In line for coffee at Red Horse, where I've come to attempt to get organized, side by side with others who use the mellow cafe as their office, it is easy to put on the good face. The barista, a fellow writer, trying, always trying, working many jobs to support her habit, asked me the usual question: "How are you?"
I laughed and put on a big, big smile. "I'm amazing, of course, as always," I said.
"Great," she said, willing, wanting to buy it, to believe.
I laughed. "Wouldn't that be awesome?" I said. "Do you think there are people who are actually always feeling terrific?"
She shrugged. "Maybe. I worked with a guy who always answered that he was great..."
Another patron piped up. "I think there are people like that, I've met them, they are just sunny all the time."
"Come on," I said, "Do you think that's really possible? Don't you think they're just pretending, putting on the good face?"
My barista friend agreed. She is a writer after all. "Don't you think they are maybe just in deep denial?"
The woman shook her head. "No, I think they are really just good all the time, or maybe...90% of the time?"
I laughed. "As a journalist, I am very skeptical of statistics, especially ones like that, that you just made up. How do you have any idea what these people think?"
"Look," she said, hands up, defending herself from my badgering. "I'm not saying I can identify. These people are not my friends...They couldn't be." She shook her head vehemently. "No, no, I couldn't relate."
I laughed then, hard, pulled, as usual, out of my blame-it-on-the-rain funk just because people are so, so funny in the ways they think. I gave her a big gold star.
I feel bad sometimes pressing people to be skeptical. It would be nice to believe life is easier for some people, that they don't feel the bumps in the road as hard as others. I think, maybe, that is true. Sometimes, if you keep busy enough, distracted enough, sometimes the bumps are easier to gloss over.

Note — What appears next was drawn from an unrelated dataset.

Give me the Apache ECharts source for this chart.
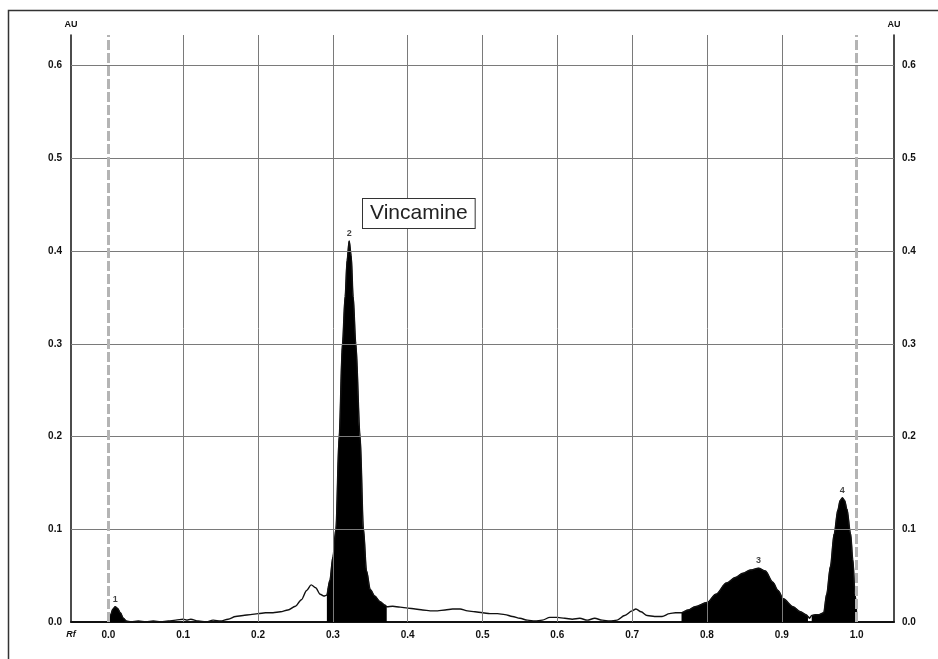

Choosing to focus on artistic pursuits, however, pretty much guarantee that the bumps will take center stage. They have to. You have to look at them, try to capture them in order to offer up relatable moments for audiences who will turn to your song, your story, your paintings in the moments they cannot but feel the roughness of the road.
The barista offered up her own personal coping mechanism. "I used to date musicians," she said, "but..." she shook her head.
I laughed. "But...you gave them up for lent?"
She shook her head. "No, survival. If I see a cute guy with a guitar, I just try to run."
I laughed and gave her a gold star, a big one. "It's hard because musicians tend to pour themselves into their music, that's why they play..."
Funny, I had just given a gold star to a musician yesterday, a friend I interviewed about why he had begun playing music as a child in Israel, why he had come to the U.S. to try to make it here, why he was now, more often, back in Israel. He had, in fact, taken up singing and songwriting and playing piano and guitar as solace, a place to put all his childhood angst. He has worked hard since he was 8 to try to actually get paid for performing, but the road is a really hard one, try as he might. Band members have come and gone.
"It's like a marriage," he said. "It's all about ego and expectation..."
I laughed. He's not married, but he is a musician, one who creates excellent ballads. He gets it. He deserved his gold star, as does everybody who just tries, tries and tries again to put "it," whatever "it" is, maybe the rain, maybe something more real, in a place.